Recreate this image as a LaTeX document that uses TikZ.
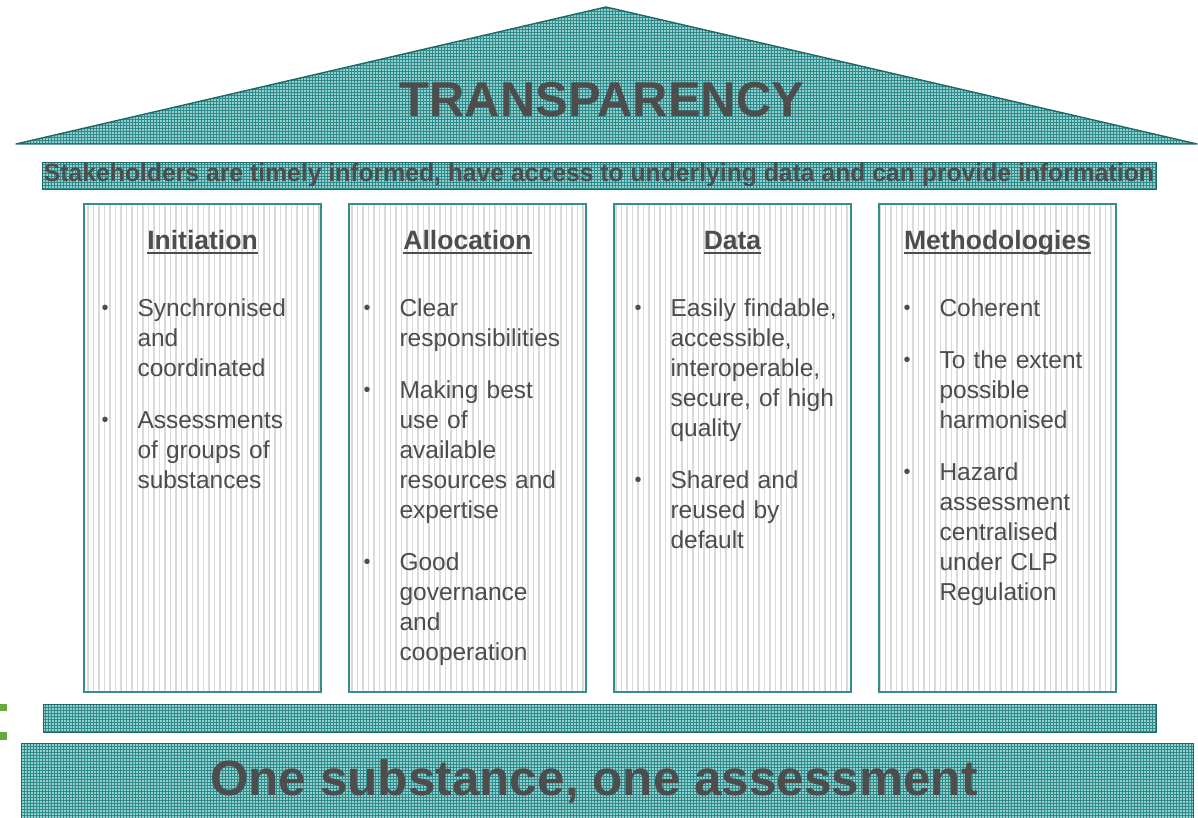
\documentclass[tikz,border=0pt]{standalone}
\usepackage{fontspec}
\setmainfont{Liberation Sans}
\usetikzlibrary{patterns, patterns.meta, positioning}
\definecolor{ink}{RGB}{77,77,77}
\definecolor{roofline}{RGB}{32,104,104}
\definecolor{rooffill}{RGB}{150,206,206}
\definecolor{roofgrid}{RGB}{45,140,140}
\definecolor{pillarline}{RGB}{52,140,140}
\definecolor{stripe}{RGB}{218,218,218}
\definecolor{leaf}{RGB}{100,170,60}
\newcommand{\pbullet}{\makebox[36pt][l]{\fontsize{20}{20}\selectfont\raisebox{2pt}{\textbullet}}}
\newcommand{\pitem}{\par\noindent\hangindent=36pt\hangafter=1\pbullet}
\newcommand{\heading}[1]{\setbox0\hbox{#1}\rlap{\rule[-4.5pt]{\wd0}{2pt}}\box0}

\begin{document}
\begin{tikzpicture}[x=1pt, y=-1pt, line width=1pt]
% Block styles
\tikzstyle{hatch}=[draw=roofline, line width=1.4pt, preaction={fill=rooffill}, pattern=grid, pattern color=roofgrid]
\tikzstyle{pillar}=[inner sep=0pt, outer sep=0pt, draw=pillarline, line width=1.6pt, preaction={fill=white}, pattern={Lines[angle=90, distance=5.5pt, line width=1.1pt]}, pattern color=stripe, minimum width=237pt, minimum height=488pt]
\tikzstyle{title}=[inner sep=0pt, text=ink, font=\fontsize{26.5}{30}\selectfont\bfseries, anchor=base]
\tikzstyle{body}=[inner sep=0pt, text=ink, anchor=north west, text width=215pt, font=\fontsize{24.5}{30}\selectfont\raggedright\setlength{\parskip}{22pt}\setlength{\parindent}{0pt}]
\useasboundingbox (0,0) rectangle (1198,818);
% Roof
\coordinate (rl) at (16,144);
\coordinate (rt) at (606,7);
\coordinate (rr) at (1197,144);
\draw[hatch, line join=round] (rl) -- (rt) -- (rr) -- cycle;
\node[inner sep=0pt, text=ink, font=\fontsize{49}{50}\selectfont\bfseries, anchor=base] (roof) at (602,117) {TRANSPARENCY};
% Banner
\node[hatch, inner sep=0pt, minimum width=1114pt, minimum height=27pt, anchor=north west] (band) at (42,162) {};
\node[inner sep=0pt, text=ink, font=\fontsize{25}{26}\selectfont\bfseries, anchor=base] (bandtxt) at (599,182) {\resizebox{1110pt}{\height}{Stakeholders are timely informed, have access to underlying data and can provide information}};
% Pillars
\node[pillar, anchor=north west] (P1) at (84,204) {};
\node[pillar, right=28pt of P1] (P2) {};
\node[pillar, right=28pt of P2] (P3) {};
\node[pillar, right=28pt of P3] (P4) {};
% Col 1
\node[title] (T1) at ([yshift=-45pt]P1.north) {\heading{Initiation}};
\node[body] (B1) at ([xshift=17pt, yshift=-60pt]P1.north west) {%
\pitem Synchronised\newline and\newline coordinated
\pitem Assessments\newline of groups of\newline substances\par};
% Col 2
\node[title] (T2) at ([yshift=-45pt]P2.north) {\heading{Allocation}};
\node[body] (B2) at ([xshift=14pt, yshift=-60pt]P2.north west) {%
\pitem Clear\newline responsibilities
\pitem Making best\newline use of\newline available\newline resources and\newline expertise
\pitem Good\newline governance\newline and\newline cooperation\par};
% Col 3
\node[title] (T3) at ([yshift=-45pt]P3.north) {\heading{Data}};
\node[body] (B3) at ([xshift=20pt, yshift=-60pt]P3.north west) {%
\pitem Easily findable,\newline accessible,\newline interoperable,\newline secure, of high\newline quality
\pitem Shared and\newline reused by\newline default\par};
% Col 4
\node[title] (T4) at ([yshift=-45pt]P4.north) {\heading{Methodologies}};
\node[body] (B4) at ([xshift=24pt, yshift=-60pt]P4.north west) {%
\pitem Coherent
\pitem To the extent\newline possible\newline harmonised
\pitem Hazard\newline assessment\newline centralised\newline under CLP\newline Regulation\par};
% Foundation
\node[hatch, inner sep=0pt, minimum width=1113pt, minimum height=28pt, anchor=north west] (base) at (43,704) {};
\node[hatch, inner sep=0pt, minimum width=1172pt, minimum height=90pt, anchor=north west] (slab) at (21,743) {};
\node[inner sep=0pt, text=ink, font=\fontsize{49.5}{50}\selectfont\bfseries, anchor=base] (slabtxt) at (594,795) {One substance, one assessment};
% Cut-off mark on the left
\fill[leaf] (0,704) rectangle (6.5,711);
\fill[leaf] (0,732) rectangle (6.5,740);
\end{tikzpicture}
\end{document}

## [Given exercise]
Quote each line of the listing exactly, but leave the pictures out.

## [Result]
Recreate this image as a LaTeX document that uses TikZ.
\documentclass[tikz,border=0pt]{standalone}
\usepackage{fontspec}
\setmainfont{Liberation Sans}
\usetikzlibrary{patterns, patterns.meta, positioning}
\definecolor{ink}{RGB}{77,77,77}
\definecolor{roofline}{RGB}{32,104,104}
\definecolor{rooffill}{RGB}{150,206,206}
\definecolor{roofgrid}{RGB}{45,140,140}
\definecolor{pillarline}{RGB}{52,140,140}
\definecolor{stripe}{RGB}{218,218,218}
\definecolor{leaf}{RGB}{100,170,60}
\newcommand{\pbullet}{\makebox[36pt][l]{\fontsize{20}{20}\selectfont\raisebox{2pt}{\textbullet}}}
\newcommand{\pitem}{\par\noindent\hangindent=36pt\hangafter=1\pbullet}
\newcommand{\heading}[1]{\setbox0\hbox{#1}\rlap{\rule[-4.5pt]{\wd0}{2pt}}\box0}

\begin{document}
\begin{tikzpicture}[x=1pt, y=-1pt, line width=1pt]
% Block styles
\tikzstyle{hatch}=[draw=roofline, line width=1.4pt, preaction={fill=rooffill}, pattern=grid, pattern color=roofgrid]
\tikzstyle{pillar}=[inner sep=0pt, outer sep=0pt, draw=pillarline, line width=1.6pt, preaction={fill=white}, pattern={Lines[angle=90, distance=5.5pt, line width=1.1pt]}, pattern color=stripe, minimum width=237pt, minimum height=488pt]
\tikzstyle{title}=[inner sep=0pt, text=ink, font=\fontsize{26.5}{30}\selectfont\bfseries, anchor=base]
\tikzstyle{body}=[inner sep=0pt, text=ink, anchor=north west, text width=215pt, font=\fontsize{24.5}{30}\selectfont\raggedright\setlength{\parskip}{22pt}\setlength{\parindent}{0pt}]
\useasboundingbox (0,0) rectangle (1198,818);
% Roof
\coordinate (rl) at (16,144);
\coordinate (rt) at (606,7);
\coordinate (rr) at (1197,144);
\draw[hatch, line join=round] (rl) -- (rt) -- (rr) -- cycle;
\node[inner sep=0pt, text=ink, font=\fontsize{49}{50}\selectfont\bfseries, anchor=base] (roof) at (602,117) {TRANSPARENCY};
% Banner
\node[hatch, inner sep=0pt, minimum width=1114pt, minimum height=27pt, anchor=north west] (band) at (42,162) {};
\node[inner sep=0pt, text=ink, font=\fontsize{25}{26}\selectfont\bfseries, anchor=base] (bandtxt) at (599,182) {\resizebox{1110pt}{\height}{Stakeholders are timely informed, have access to underlying data and can provide information}};
% Pillars
\node[pillar, anchor=north west] (P1) at (84,204) {};
\node[pillar, right=28pt of P1] (P2) {};
\node[pillar, right=28pt of P2] (P3) {};
\node[pillar, right=28pt of P3] (P4) {};
% Col 1
\node[title] (T1) at ([yshift=-45pt]P1.north) {\heading{Initiation}};
\node[body] (B1) at ([xshift=17pt, yshift=-60pt]P1.north west) {%
\pitem Synchronised\newline and\newline coordinated
\pitem Assessments\newline of groups of\newline substances\par};
% Col 2
\node[title] (T2) at ([yshift=-45pt]P2.north) {\heading{Allocation}};
\node[body] (B2) at ([xshift=14pt, yshift=-60pt]P2.north west) {%
\pitem Clear\newline responsibilities
\pitem Making best\newline use of\newline available\newline resources and\newline expertise
\pitem Good\newline governance\newline and\newline cooperation\par};
% Col 3
\node[title] (T3) at ([yshift=-45pt]P3.north) {\heading{Data}};
\node[body] (B3) at ([xshift=20pt, yshift=-60pt]P3.north west) {%
\pitem Easily findable,\newline accessible,\newline interoperable,\newline secure, of high\newline quality
\pitem Shared and\newline reused by\newline default\par};
% Col 4
\node[title] (T4) at ([yshift=-45pt]P4.north) {\heading{Methodologies}};
\node[body] (B4) at ([xshift=24pt, yshift=-60pt]P4.north west) {%
\pitem Coherent
\pitem To the extent\newline possible\newline harmonised
\pitem Hazard\newline assessment\newline centralised\newline under CLP\newline Regulation\par};
% Foundation
\node[hatch, inner sep=0pt, minimum width=1113pt, minimum height=28pt, anchor=north west] (base) at (43,704) {};
\node[hatch, inner sep=0pt, minimum width=1172pt, minimum height=90pt, anchor=north west] (slab) at (21,743) {};
\node[inner sep=0pt, text=ink, font=\fontsize{49.5}{50}\selectfont\bfseries, anchor=base] (slabtxt) at (594,795) {One substance, one assessment};
% Cut-off mark on the left
\fill[leaf] (0,704) rectangle (6.5,711);
\fill[leaf] (0,732) rectangle (6.5,740);
\end{tikzpicture}
\end{document}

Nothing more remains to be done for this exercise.